Nitin Khanapurkar, executive director at consulting firm KPMG, said there is space in India for better tablets than low-cost ones such as Aakash, the Indian government’s sub-$35 tablet for students.
“People have already seen the high-end tablets. So, even for educational use, if someone can create a device with better performance, may be using Intel chips, at a higher price point, it can find space,” he said. “But content and pricing of content will also become important.”

The India Technology Fund, set up in December 2005, began investing in May 2006. So far it has invested $200 million. In 2011, its investments totalled $56 million, a “record year for Intel Capital”, said Kuppam.
Most of these investments, however, went into services companies. Of the 17 companies it invested in last year, only two are product companies—Saankhya Labs Pvt. Ltd, a semi-conductor company, and Duron Energy Pvt. Ltd, which makes affordable solar power products for off-grid use. Both are based in Bangalore.

“It is the other way around not only in the US but even in China. It was in 2011 that we for the first time saw product innovation in India. We do expect a kind of increase in the product innovation space,” said Kuppam.

For that to happen in India, Intel Capital, like any venture capital or private equity firm, is looking for ideas with large market opportunities, given that product start-ups are capital intensive. The second aspect is expertise.

“Currently, most of the product design and R&D expertise resides in the West. But that is slowly changing. MNCs have completed around a decade here in India and there is a critical mass with industrial experience. Whether they are exposed to the latest and greatest is a question, but it is happening,” Kuppam said.
On services, Kuppam cited Intel Capital’s investment in Ashok Soota’s Happiest Minds Technologies Pvt. Ltd as an example. “We invested because of Soota’s vision to bring cloud and security services to India,” he said.

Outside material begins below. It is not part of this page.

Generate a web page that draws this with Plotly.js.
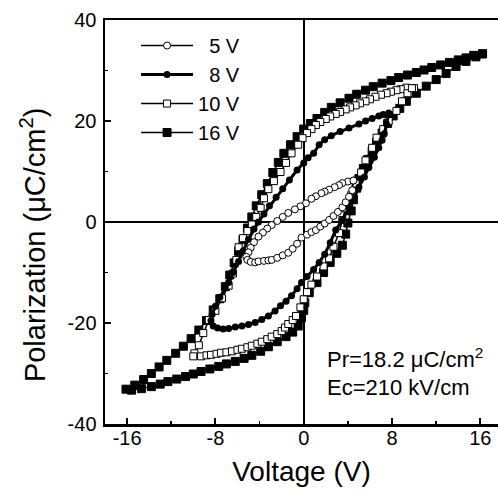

Intel Capital typically does not release investment figures for individual companies, preferring to club a few together and provide a consolidated number. Saankhya Labs and Duron Energy, for example, were among six companies for which funding of $20 million was announced in September.

Intel Capital has been vocal about its intent to get into the smartphone business, currently dominated by ARM Ltd’s architecture-based chips. This, too, creates investment opportunities, Kuppam said.

“Any time you are talking about new products, to bring out an Intel Inside smartphone you have to port the operating system to Intel architecture. A Chinese company we funded in 2011, called Borqs, is doing just that, on Android,” Kuppam said.

Intel Capital considers itself a “stage-agnostic” strategic investor—meaning it funds starts-ups regardless of their phase of growth, but the bulk of its investments are mid- to late-stage. “That is where the capital requirements are largest. We look for meaningful ownership, which means at least 10%, so that means we have to write the big checks,” Kuppam said.